Requirements> Only the span from the line containing "Generate a LaTeX" down to the line containing "(0,0) rectangle (887,-426);" is to be printed, exactly and inclusively, with pictures omitted.

___ Stored rows ___

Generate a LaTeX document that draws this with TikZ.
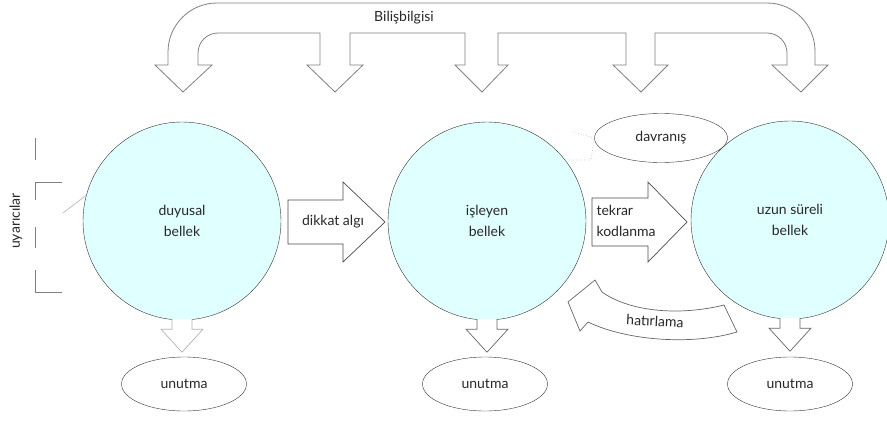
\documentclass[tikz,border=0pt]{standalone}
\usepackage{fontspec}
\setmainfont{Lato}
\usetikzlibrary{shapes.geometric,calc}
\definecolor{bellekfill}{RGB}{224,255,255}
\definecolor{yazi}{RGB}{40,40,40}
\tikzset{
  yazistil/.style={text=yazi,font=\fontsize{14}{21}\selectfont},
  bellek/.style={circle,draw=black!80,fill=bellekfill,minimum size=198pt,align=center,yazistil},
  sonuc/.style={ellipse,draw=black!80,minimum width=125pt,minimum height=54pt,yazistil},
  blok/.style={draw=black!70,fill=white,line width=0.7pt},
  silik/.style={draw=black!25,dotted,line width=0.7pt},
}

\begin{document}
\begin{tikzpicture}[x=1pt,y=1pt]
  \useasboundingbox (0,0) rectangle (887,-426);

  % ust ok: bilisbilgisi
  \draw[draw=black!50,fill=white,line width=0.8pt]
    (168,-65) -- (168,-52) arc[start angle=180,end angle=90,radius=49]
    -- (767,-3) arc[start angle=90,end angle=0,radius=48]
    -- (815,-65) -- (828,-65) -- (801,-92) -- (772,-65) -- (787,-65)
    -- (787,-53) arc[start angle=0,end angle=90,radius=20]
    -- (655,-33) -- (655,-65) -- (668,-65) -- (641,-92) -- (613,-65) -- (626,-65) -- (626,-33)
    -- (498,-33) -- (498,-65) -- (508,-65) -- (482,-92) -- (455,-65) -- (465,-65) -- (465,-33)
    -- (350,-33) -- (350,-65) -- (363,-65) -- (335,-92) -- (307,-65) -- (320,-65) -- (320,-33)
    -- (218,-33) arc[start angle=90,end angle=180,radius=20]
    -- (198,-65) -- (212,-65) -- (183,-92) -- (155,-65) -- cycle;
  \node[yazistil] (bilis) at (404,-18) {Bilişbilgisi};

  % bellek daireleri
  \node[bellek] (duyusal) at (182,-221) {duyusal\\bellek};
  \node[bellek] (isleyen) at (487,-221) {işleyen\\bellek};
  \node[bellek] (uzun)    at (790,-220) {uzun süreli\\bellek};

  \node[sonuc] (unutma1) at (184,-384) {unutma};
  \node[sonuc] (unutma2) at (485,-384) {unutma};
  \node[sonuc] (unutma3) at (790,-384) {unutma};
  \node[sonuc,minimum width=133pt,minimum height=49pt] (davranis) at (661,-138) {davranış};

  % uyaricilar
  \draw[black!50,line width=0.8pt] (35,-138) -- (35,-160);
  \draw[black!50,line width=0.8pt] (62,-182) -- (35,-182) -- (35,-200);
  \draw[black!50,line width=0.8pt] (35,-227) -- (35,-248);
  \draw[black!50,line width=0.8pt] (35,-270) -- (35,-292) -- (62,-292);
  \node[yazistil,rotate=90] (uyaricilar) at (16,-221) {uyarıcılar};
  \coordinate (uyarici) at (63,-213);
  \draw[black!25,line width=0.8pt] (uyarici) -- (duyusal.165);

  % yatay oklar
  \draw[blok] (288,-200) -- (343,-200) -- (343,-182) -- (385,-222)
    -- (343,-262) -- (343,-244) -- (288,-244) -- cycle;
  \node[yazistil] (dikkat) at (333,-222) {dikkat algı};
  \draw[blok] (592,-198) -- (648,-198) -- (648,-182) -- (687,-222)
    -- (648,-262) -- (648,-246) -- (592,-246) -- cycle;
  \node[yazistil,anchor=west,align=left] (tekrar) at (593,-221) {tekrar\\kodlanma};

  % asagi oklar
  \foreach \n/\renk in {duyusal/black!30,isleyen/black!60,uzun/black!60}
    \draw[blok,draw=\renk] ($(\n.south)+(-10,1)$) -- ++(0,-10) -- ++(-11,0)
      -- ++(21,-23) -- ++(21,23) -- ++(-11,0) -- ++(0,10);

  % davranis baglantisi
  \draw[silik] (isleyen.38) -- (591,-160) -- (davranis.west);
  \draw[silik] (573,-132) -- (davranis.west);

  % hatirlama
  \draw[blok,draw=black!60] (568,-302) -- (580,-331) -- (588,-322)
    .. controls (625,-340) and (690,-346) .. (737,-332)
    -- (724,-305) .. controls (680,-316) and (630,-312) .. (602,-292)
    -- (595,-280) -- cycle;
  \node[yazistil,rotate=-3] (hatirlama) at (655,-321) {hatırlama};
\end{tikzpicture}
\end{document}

___
___ Stored rows ___

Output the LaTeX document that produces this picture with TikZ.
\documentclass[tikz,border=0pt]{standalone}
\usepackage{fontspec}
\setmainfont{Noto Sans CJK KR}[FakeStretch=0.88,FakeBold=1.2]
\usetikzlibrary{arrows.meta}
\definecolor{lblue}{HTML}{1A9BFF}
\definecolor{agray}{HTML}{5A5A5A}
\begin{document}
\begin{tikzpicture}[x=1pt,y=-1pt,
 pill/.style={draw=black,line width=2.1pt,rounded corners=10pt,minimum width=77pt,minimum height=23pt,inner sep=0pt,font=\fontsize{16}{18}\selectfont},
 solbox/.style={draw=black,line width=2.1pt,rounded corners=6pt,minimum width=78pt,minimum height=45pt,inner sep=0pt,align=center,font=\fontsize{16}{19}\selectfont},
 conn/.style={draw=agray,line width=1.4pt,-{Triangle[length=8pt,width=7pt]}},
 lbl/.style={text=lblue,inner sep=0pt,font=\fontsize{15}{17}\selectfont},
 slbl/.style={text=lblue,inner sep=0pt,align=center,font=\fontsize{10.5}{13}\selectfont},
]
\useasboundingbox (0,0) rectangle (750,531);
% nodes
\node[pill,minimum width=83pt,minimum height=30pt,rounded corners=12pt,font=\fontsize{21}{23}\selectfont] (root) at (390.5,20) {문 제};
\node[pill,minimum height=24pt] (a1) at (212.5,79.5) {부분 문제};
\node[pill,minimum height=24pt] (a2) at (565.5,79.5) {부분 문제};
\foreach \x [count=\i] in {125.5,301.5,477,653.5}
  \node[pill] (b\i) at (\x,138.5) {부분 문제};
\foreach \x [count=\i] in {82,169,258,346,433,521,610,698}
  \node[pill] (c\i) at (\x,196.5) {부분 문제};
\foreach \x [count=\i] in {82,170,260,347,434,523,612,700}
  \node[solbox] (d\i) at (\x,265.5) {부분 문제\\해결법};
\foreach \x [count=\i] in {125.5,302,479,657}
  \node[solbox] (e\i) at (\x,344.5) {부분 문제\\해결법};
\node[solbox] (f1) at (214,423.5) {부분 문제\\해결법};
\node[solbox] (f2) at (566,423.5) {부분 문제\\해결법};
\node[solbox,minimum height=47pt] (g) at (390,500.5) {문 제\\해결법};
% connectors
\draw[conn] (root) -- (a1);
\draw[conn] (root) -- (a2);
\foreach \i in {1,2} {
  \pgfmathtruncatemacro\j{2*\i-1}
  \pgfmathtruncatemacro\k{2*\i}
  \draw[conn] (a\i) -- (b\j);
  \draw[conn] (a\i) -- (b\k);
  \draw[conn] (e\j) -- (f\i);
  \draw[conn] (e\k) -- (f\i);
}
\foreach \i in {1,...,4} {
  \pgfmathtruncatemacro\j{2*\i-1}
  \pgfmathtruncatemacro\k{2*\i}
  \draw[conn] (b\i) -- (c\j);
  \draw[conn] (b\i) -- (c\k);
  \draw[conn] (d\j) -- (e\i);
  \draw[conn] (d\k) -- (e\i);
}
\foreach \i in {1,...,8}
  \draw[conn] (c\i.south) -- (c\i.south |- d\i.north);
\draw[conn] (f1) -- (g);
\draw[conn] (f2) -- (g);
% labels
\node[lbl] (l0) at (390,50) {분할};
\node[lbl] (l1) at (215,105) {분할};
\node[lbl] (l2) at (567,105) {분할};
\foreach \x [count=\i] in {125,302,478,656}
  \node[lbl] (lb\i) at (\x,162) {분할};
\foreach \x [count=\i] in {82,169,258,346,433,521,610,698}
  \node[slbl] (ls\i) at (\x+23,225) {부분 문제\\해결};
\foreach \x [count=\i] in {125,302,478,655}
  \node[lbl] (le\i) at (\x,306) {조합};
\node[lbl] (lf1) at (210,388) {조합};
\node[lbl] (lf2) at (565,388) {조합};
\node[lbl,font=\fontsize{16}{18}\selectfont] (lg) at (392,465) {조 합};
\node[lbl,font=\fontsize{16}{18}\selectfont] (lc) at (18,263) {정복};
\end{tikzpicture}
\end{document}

___
___ Stored rows ___

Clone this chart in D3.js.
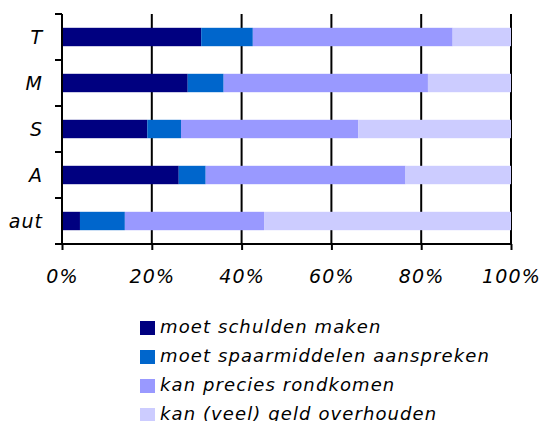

___

Answer below>
Generate a LaTeX document that draws this with TikZ.
\documentclass[tikz,border=0pt]{standalone}
\usepackage{fontspec}
\setmainfont{Lato}
\usetikzlibrary{shapes.geometric,calc}
\definecolor{bellekfill}{RGB}{224,255,255}
\definecolor{yazi}{RGB}{40,40,40}
\tikzset{
  yazistil/.style={text=yazi,font=\fontsize{14}{21}\selectfont},
  bellek/.style={circle,draw=black!80,fill=bellekfill,minimum size=198pt,align=center,yazistil},
  sonuc/.style={ellipse,draw=black!80,minimum width=125pt,minimum height=54pt,yazistil},
  blok/.style={draw=black!70,fill=white,line width=0.7pt},
  silik/.style={draw=black!25,dotted,line width=0.7pt},
}

\begin{document}
\begin{tikzpicture}[x=1pt,y=1pt]
  \useasboundingbox (0,0) rectangle (887,-426);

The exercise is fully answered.